Looking at the battleground states

To get a better prediction of the Biden / Trump election, it makes sense to look at the major swing states. However, even the polls in those battleground states are running very close—within the margin of error. That means Trump could still pull out a surprise win, just as he did in 2016.

The BBC compiled a list of the major battleground states for this year's election, along with a list of how each candidate is doing in each of the states. Trump won the 2016 election by almost sweeping the swing states. Michigan, Pennsylvania and Wisconsin turned out to be the keys in the 2016 election, and Trump didn't win those states by very much.
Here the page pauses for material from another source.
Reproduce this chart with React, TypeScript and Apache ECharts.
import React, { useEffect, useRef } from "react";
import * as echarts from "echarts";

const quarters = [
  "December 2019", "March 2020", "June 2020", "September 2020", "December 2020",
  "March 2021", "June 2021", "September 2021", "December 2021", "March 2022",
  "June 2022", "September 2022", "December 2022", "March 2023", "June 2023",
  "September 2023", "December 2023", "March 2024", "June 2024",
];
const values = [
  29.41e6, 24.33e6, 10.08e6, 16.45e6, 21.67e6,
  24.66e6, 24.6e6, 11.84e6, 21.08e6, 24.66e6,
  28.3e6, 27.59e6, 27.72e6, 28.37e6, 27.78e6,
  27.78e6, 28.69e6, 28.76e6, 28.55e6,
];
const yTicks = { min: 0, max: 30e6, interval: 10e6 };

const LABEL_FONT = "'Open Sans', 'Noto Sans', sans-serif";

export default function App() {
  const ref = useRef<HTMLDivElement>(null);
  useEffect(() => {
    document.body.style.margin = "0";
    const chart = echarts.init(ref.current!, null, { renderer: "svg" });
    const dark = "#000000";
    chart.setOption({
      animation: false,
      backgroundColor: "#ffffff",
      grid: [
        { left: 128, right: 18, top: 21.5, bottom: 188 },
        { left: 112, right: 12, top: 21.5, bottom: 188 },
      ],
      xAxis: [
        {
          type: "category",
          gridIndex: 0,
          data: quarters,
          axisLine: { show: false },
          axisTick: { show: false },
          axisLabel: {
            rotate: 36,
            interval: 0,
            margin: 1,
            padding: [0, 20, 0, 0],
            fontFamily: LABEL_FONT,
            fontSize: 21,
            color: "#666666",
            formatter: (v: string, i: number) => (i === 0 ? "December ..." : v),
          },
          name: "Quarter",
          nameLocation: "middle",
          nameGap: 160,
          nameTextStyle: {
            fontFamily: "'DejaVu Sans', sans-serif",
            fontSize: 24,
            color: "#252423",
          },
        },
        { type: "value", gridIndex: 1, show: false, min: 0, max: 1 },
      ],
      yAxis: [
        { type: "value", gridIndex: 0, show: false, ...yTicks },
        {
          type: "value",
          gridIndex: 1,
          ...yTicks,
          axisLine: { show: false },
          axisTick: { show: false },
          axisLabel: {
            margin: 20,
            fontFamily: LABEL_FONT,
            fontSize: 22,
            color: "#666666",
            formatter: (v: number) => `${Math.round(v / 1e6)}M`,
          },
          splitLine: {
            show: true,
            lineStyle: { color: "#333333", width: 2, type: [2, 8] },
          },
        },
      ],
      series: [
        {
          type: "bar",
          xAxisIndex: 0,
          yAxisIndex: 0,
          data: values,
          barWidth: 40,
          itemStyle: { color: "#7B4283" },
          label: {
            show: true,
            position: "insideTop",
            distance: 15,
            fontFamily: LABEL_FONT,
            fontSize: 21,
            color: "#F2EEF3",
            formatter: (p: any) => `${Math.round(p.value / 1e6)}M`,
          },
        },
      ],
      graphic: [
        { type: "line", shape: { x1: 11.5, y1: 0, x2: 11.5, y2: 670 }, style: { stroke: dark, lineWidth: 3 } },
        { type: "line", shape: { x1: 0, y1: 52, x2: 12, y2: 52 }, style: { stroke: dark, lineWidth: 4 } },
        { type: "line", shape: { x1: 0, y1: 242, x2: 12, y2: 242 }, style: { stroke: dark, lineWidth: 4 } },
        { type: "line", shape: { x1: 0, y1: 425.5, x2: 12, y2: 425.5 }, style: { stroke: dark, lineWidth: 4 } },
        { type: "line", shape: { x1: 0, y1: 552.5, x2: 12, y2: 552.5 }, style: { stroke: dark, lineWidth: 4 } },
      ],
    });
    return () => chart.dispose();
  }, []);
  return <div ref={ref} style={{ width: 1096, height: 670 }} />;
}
The swing states in this election are Arizona, Florida, Georgia, Iowa, Michigan, Minnesota, Nevada, New Hampshire, North Carolina, Ohio, Pennsylvania, Texas, Virginia and Wisconsin. According to The BBC, which took averages of multiple polls in each swing state, Biden is leading in all the states except Iowa, North Carolina, Ohio and Texas.
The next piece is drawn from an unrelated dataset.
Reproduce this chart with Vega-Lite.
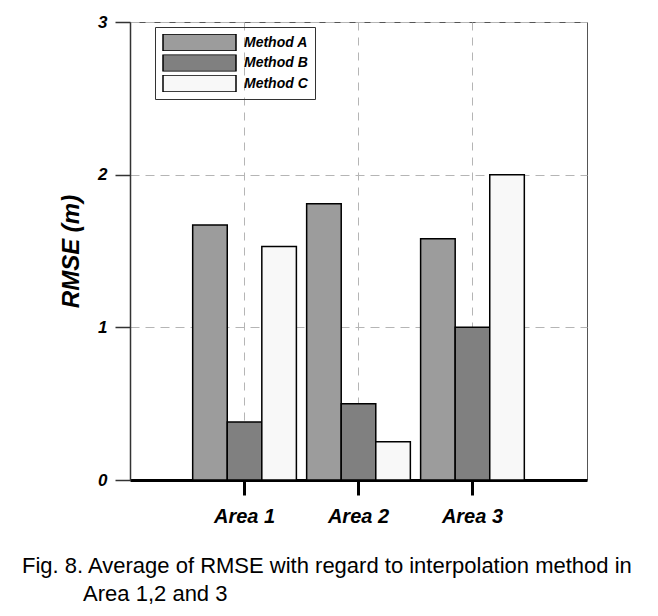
{
  "$schema": "https://vega.github.io/schema/vega-lite/v6.json",
  "width": 457,
  "height": 458,
  "autosize": {"type": "none"},
  "padding": {"left": 130, "top": 22, "right": 71, "bottom": 136},
  "background": "white",
  "title": {
    "text": ["Fig. 8. Average of RMSE with regard to interpolation method in", "\u200b\u00a0\u00a0\u00a0\u00a0\u00a0\u00a0\u00a0\u00a0\u00a0\u00a0Area 1,2 and 3"],
    "orient": "bottom",
    "anchor": "start",
    "frame": "group",
    "dx": -108,
    "offset": 30,
    "font": "Liberation Sans",
    "fontSize": 22,
    "fontWeight": "normal",
    "lineHeight": 28,
    "color": "black"
  },
  "data": {
    "values": [
      {"area": "Area 1", "method": "Method A", "rmse": 1.67},
      {"area": "Area 1", "method": "Method B", "rmse": 0.38},
      {"area": "Area 1", "method": "Method C", "rmse": 1.53},
      {"area": "Area 2", "method": "Method A", "rmse": 1.81},
      {"area": "Area 2", "method": "Method B", "rmse": 0.5},
      {"area": "Area 2", "method": "Method C", "rmse": 0.25},
      {"area": "Area 3", "method": "Method A", "rmse": 1.58},
      {"area": "Area 3", "method": "Method B", "rmse": 1.0},
      {"area": "Area 3", "method": "Method C", "rmse": 2.0}
    ]
  },
  "mark": {"type": "bar", "stroke": "black", "strokeWidth": 1.5},
  "encoding": {
    "x": {
      "field": "area",
      "type": "nominal",
      "scale": {"paddingInner": 0.09, "paddingOuter": 0.55},
      "axis": {
        "title": null,
        "labelAngle": 0,
        "bandPosition": 0.5,
        "grid": true,
        "gridDash": [8, 7],
        "gridColor": "#b5b5b5",
        "gridWidth": 1,
        "domainColor": "black",
        "domainWidth": 3,
        "tickColor": "black",
        "tickWidth": 3,
        "tickSize": 15,
        "labelFont": "Liberation Sans",
        "labelFontSize": 20,
        "labelFontWeight": "bold",
        "labelFontStyle": "italic",
        "labelColor": "black",
        "labelPadding": 11
      }
    },
    "xOffset": {"field": "method", "type": "nominal", "scale": {"paddingInner": 0, "paddingOuter": 0}},
    "y": {
      "field": "rmse",
      "type": "quantitative",
      "scale": {"domain": [0, 3], "nice": false},
      "axis": {
        "title": "RMSE (m)",
        "values": [0, 0.5, 1, 1.5, 2, 2.5, 3],
        "format": "d",
        "labelExpr": "datum.value % 1 === 0 ? datum.label : ''",
        "tickSize": {"condition": {"test": "datum.value % 1 === 0", "value": 15}, "value": 8},
        "gridOpacity": {"condition": {"test": "datum.value % 1 === 0", "value": 1}, "value": 0},
        "grid": true,
        "gridDash": [9, 6],
        "gridColor": "#b5b5b5",
        "domainColor": "#333",
        "domainWidth": 1.5,
        "tickColor": "#333",
        "tickWidth": 1.5,
        "labelFont": "Liberation Sans",
        "labelFontSize": 17,
        "labelFontWeight": "bold",
        "labelFontStyle": "italic",
        "labelColor": "black",
        "labelPadding": 8,
        "titleFont": "Liberation Sans",
        "titleFontSize": 24,
        "titleFontWeight": "bold",
        "titleFontStyle": "italic",
        "titleColor": "black",
        "titlePadding": 14
      }
    },
    "color": {
      "field": "method",
      "type": "nominal",
      "scale": {"domain": ["Method A", "Method B", "Method C"], "range": ["#9c9c9c", "#808080", "#f8f8f8"]},
      "legend": {
        "title": null,
        "orient": "none",
        "legendX": 25,
        "legendY": 5,
        "padding": 7,
        "strokeColor": "#333",
        "symbolType": "M-1,-0.233H1V0.233H-1Z",
        "symbolSize": 5329,
        "symbolStrokeColor": "black",
        "symbolStrokeWidth": 1.5,
        "symbolOpacity": 1,
        "clipHeight": 17,
        "rowPadding": 3.5,
        "labelOffset": 7,
        "labelLimit": 80,
        "labelFont": "Liberation Sans",
        "labelFontSize": 14,
        "labelFontWeight": "bold",
        "labelFontStyle": "italic",
        "labelColor": "black"
      }
    }
  },
  "config": {
    "view": {"stroke": "#555", "strokeWidth": 1}
  }
}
The polling averages seem to suggest that Biden has a somewhat comfortable lead in most of the swing states in which he is leading, but not all of them.

Wall Street makes a Biden / Trump election prediction

Wall Street had been making a prediction about the Biden / Trump election, but that prediction has changed within the last week. With the markets soaring, it appeared that investors were expecting Trump to win, but now that stocks are falling, it looks like they're expecting Biden to win.

According to CNN, Wall Street predicted a Trump win until Friday. CFRA Research's Presidential Predictor indicates that the S&P 500 declined 0.04% between July 31 and Oct. 31, which suggests a prediction that Biden will beat Trump in the election.

Apparently, the market has a somewhat reliable track record in making election predictions. Since World War II, the incumbent president or party lost the election 88% of the time when the S&P declined in the three months before the November election. On the other hand, when the index increased during those three months, the incumbent president or party has won 82% of the time.

However, f Trump can keep a hold on the southern states he is within striking distance to pull off states like Iowa and Wisconsin and win another stunning victory. The unknown factor is voter day turnout - those are overwhelmingly Trump voters. If turnout is good tomorrow even a small percentage increase will give Donald another electoral college victory.